§ Exercise directions
Tally up the lines carrying the string "matplotlib" and respond with only the resulting number.

§ Data listing
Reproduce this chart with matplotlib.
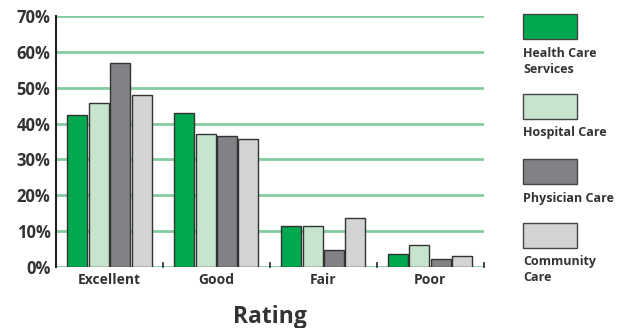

* * *

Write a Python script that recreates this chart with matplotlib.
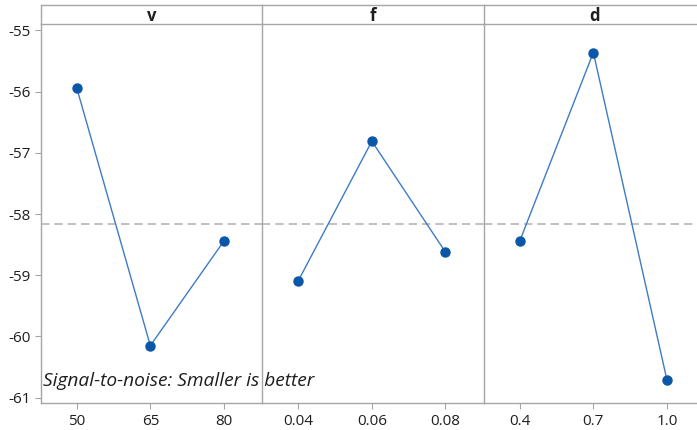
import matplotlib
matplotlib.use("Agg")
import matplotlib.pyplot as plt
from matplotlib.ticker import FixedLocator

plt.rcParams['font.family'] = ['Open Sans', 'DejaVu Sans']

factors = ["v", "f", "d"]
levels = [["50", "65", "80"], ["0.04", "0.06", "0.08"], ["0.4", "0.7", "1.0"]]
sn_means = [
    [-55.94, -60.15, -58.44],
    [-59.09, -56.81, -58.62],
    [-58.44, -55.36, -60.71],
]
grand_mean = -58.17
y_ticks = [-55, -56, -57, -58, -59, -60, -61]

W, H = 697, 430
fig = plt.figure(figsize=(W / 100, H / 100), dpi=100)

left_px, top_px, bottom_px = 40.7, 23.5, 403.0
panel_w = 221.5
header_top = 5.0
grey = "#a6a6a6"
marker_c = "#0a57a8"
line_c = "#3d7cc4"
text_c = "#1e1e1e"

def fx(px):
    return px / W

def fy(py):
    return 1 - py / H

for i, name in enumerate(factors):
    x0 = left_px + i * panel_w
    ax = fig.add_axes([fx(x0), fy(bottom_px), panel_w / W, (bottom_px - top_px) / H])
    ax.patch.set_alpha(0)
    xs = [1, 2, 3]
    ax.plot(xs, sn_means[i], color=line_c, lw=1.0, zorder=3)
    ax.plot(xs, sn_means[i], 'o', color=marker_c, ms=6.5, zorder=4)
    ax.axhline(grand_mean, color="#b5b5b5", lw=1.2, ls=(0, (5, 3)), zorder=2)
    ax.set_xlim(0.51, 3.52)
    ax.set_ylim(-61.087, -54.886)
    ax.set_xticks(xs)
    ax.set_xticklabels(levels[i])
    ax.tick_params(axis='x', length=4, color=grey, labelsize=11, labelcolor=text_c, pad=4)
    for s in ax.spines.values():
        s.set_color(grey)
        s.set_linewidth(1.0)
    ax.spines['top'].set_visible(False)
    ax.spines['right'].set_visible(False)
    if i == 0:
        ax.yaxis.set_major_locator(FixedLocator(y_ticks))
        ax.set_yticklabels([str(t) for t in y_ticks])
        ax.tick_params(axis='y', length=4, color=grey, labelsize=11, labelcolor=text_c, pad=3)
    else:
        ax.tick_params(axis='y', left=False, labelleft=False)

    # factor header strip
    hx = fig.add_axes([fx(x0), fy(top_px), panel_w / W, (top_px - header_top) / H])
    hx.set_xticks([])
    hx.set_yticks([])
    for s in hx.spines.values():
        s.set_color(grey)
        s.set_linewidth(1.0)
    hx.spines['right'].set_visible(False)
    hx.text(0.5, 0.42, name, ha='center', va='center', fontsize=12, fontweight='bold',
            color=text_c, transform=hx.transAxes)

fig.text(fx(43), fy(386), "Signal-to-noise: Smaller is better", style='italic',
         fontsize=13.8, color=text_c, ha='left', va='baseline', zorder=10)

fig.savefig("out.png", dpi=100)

§ Correct result
6